銚子港は、釧路港、焼津港とともに日本三大漁港と呼ばれている(写真:アフロ)

(柳原 三佳・ノンフィクション作家)

 国内で新型コロナウイルスの感染者が確認されてから間もなく3年。この間、私たちは第1波から第8波まで、感染拡大の波を幾度も経験し、東京オリンピックをはじめさまざまなイベントや行事の延期や中止を余儀なくされてきました。

 しかし、2023年に入って早々、大きな動きがありました。政府の対策本部は今年5月8日より、新型コロナの感染法上の位置づけを現在の「2類相当」から、季節性インフルエンザなどと同じ「5類」に移行することを決めたのです。

<新型コロナ 「5類」への移行 5月8日に 政府が方針決定 >(1月27日、NHK)https://www3.nhk.or.jp/news/html/20230127/k10013963141000.html

 一方、同じ日に、中国からはこんなニュースも入ってきました。

<新型コロナの感染が収まらない中国では棺が不足し、葬儀費用が高騰している>(1月27日、BUSINESS INSIDER JAPAN)https://www.businessinsider.jp/post-264826

 上記記事によれば、中国の農村部では棺が不足するほど死者が出て火葬場が混雑し、葬儀を待つ遺体が増えているというのです。そして、葬儀業界で働く人々は「ちょっとした財産を築いている」とも。

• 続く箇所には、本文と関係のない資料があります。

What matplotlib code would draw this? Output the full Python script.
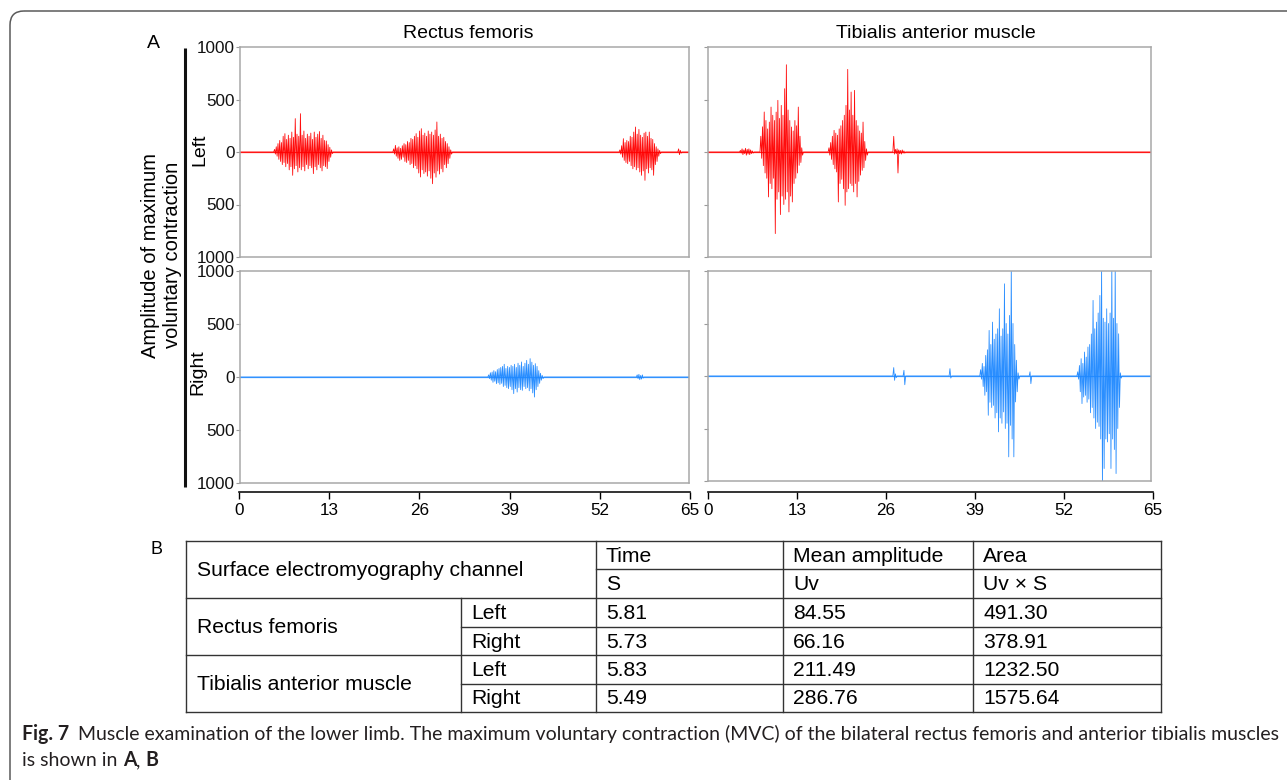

 中国では正確な死者数を発表していないようですが、真実はどこにあり、今後どうなっていくのでしょうか……。

 日本に住む私たちは、ただ国の方針に従っていくしかありません。

江戸時代の人々を恐怖に陥れたコレラ

 パンデミックが起こり、死者が急増すると、「棺が不足」「埋葬が追い付かない」といった事態がたびたび報じられますが、実は、幕末(1854年)の日本にコレラが上陸したときも同様に、江戸の町は大変な状況に陥りました。

 世界中を恐怖に陥れたコレラは、コレラ菌を含んだ水や食料を口に入れることで感染し、激しい下痢や嘔吐の症状が出ます。そして、脱水症状が進むと、2~3日で死に至ることから、当時は「3日コロリ」とも呼ばれていました。

 町人たちが住む長屋では、井戸や厠を共用していたため感染が一気に広まり、一つ屋根の下に何組もの家族が枕を並べて死んでいる状態だったようです。